- Note
- It is highly recommended to get acquainted with "ICE Binary Order and Utility Service API Technical Specification" and "ICE Binary Order and Utility Service API Message Specification" available at the ICE portal.
OnixS ultra-low latency C++ ICE Binary Order Entry Handler is a C++ class library that encapsulates the ICE BOE protocol.
Main Features
- Ultra-low latency access to Binary Order Gateway (BGW).
- Easy-to-use API.
- Multiple Threading Models.
- Message Gap Detection and Retransmission Handling.
- Session Scheduling.
- Automated Downloading of GTC and GTD Orders.
- Flexible Logging.
- Pre-Certified.
Services
The Handler provides the following services:
- Manages network connections.
- Implements Session Security/Authentication.
- Supports Simple Binary Encoding (SBE), delivering faster encoding/decoding.

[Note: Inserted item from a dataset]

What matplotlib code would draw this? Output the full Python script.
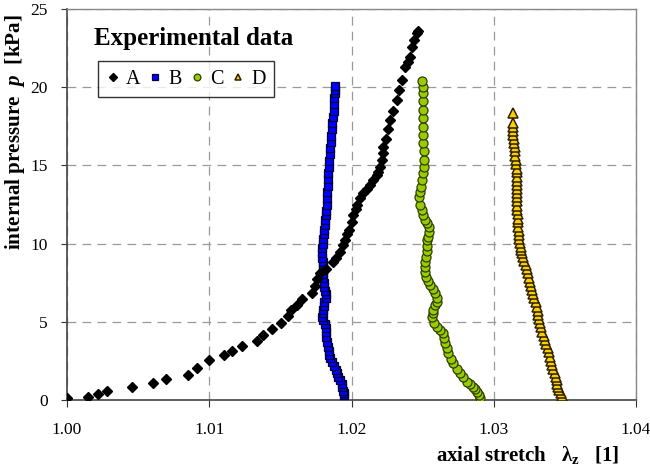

- Supports the session management point-to-point session layer protocol.
- Manages the application layer (defines business-related data content).
- Creates (outgoing) SBE messages.
- Parses (incoming) SBE messages.
- Persists messages and session state.
- Recovers the Session state after restarting.
- Detects the telecommunication link failures and reconnects automatically.
- Supports Solarflare TCPDirect APIs to ensure the lowest possible latency and minimal jitter.
Architecture
The ICE Derivatives Trading Platform is organized into regional exchange silos (ICE Chicago, LIFFE Basildon, ENDEX Chicago). Each silo is an independent, stand-alone environment. Inside a silo, the Binary Gateway application consists of multiple independent Binary Order Gateways (BGW) running on separate hardware; clients talk to these gateways over TCP/IP using Simple Binary Encoding (SBE) for low-latency, bandwidth-efficient messaging.
At a high level there are two roles: the Binary Utility Service (BUS) and the Binary Order Gateway (BGW). The user contacts BUS first to obtain the IP address, port, and a per-session token for your Gateway ID; those assignments are dynamic and are used to load-balance client sessions across a pool of BGWs within the silo.
Connecting is a two-step workflow:
- Connect to BUS and send an IPRequest to receive the IP/port/token;
- Open a TCP/IP connection to the assigned BGW and log on using those details. Once established, the BGW session is identified by the Gateway ID.